Any dividing line is going to be arbitrary.  A seat that divided for Leave 51:49 is unlikely to behave very differently from a seat that just came up short 49:51.  So initially I divided the Labour seats into three groups: those that were clearly Remain (which I defined as under 46%); those that were fairly evenly divided (which I defined as between 46% and 54%); and those that were clearly Leave (which I defined as over 54%).  You can argue with my definitions and no doubt some will.

And immediately we see a major problem for Labour.  130 of their seats won at the last election were clearly won by Leave.  We can expect the Conservatives to do better than usual in these.

But there’s a more subtle problem. 33 of the 63 Labour seats that were clearly won by Remain form part of the 100 safest Labour seats, while a further 11 are among the 25 most marginal Labour seats.  Very few seats clearly won by Remain are in the zone where Remain voters’ resistance to Conservative charms is likely to make a difference.
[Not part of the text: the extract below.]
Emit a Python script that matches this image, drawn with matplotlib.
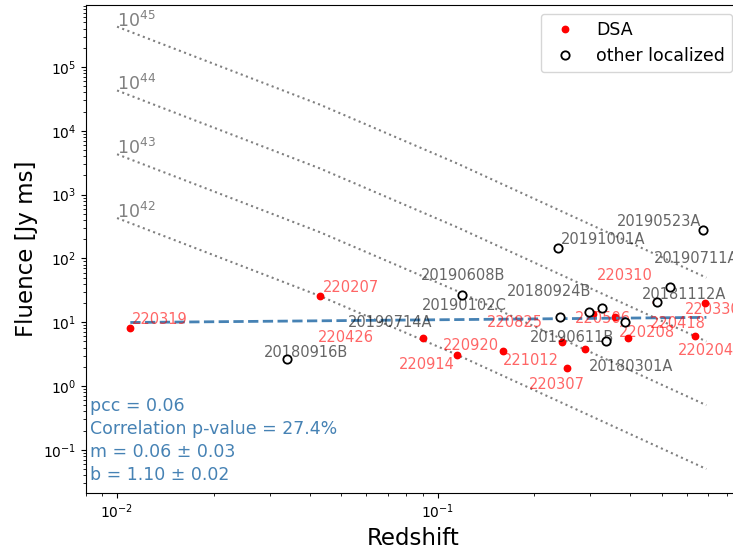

I then looked at the seats that were at one extreme or another.  And just seven of the 32 Labour seats where Leave scored under 35% of the vote fall outside the 25 most marginal Labour seats and the 100 safest Labour seats.  Four of those seven seats have the Lib Dems or the Greens in second place.  As chance would have it, the type of seat where Labour is best placed to hold off the Conservatives looks as though it isn’t going to be that relevant in this election.

At the other extreme, there are 75 Labour seats where Leave won more than 60% of the vote (yes, that’s asymmetric with the “extreme Remain” banding).  That’s more than all the Labour seats where Leave scored under 46%.  20 of the seats in the 51st to 100th most vulnerable Labour seats are in this category.  Another 10 seats in this category are in the 101st to the 125th most vulnerable Labour seats.

Anecdote, the tenth wave of the British Election Study (as analysed by Chris Hanretty) and ICM subsamples all suggest that the Conservatives are doing particularly well in Labour-held seats.  The distribution of the Labour Leave-leaning and Remain-leaving seats might well explain that.

What does that mean in terms of seat losses?  First, we need to work out what the likely swing from Labour to the Conservatives is likely to be and then adjust.  Working on the basis that often the polling at the beginning of the election campaign is what the final result ends up as, I’m assuming a swing of roughly 7.5%.

Then we need to decide how this will differ in different bands of seats.  I’m working on the basis that the swing will be 4% lower in extreme Remain seats, 2% lower in less extreme but clearly Remain seats, 2% higher in clearly Leave seats and 3.5% higher in extreme Leave seats.  This would result in 79 seat losses to the Conservatives.  On this model, Labour would hold Exeter and lose Don Valley. Allowing for other losses to the Lib Dems and other parties, this would leave Labour with just under 150 seats. 

Of course, this is all pretty arbitrary, with assumptions galore.  The polling might be a lot tighter (if the swing is only 5%, Labour would end up with somewhere around the 170 mark).  Or Labour might collapse much further (if the swing is 10%, Labour would end up with somewhere around 130).  I may have radically underestimated or overestimated the swing differential in different types of seats.  But I expect the result to be in this ballpark.

I note that Bet 365 offers odds of 9/4 on Labour getting 126 to 150 seats and 5/2 on them getting 151 to 175 seats, implying they will get in this band roughly 60% of the time.  I think the chances are more like 85%.  Or if you want to back just a single band, Betfair Sportsbook’s and Paddy Power’s 7/4 on 120-159 seats looks generous to me.  I’m on.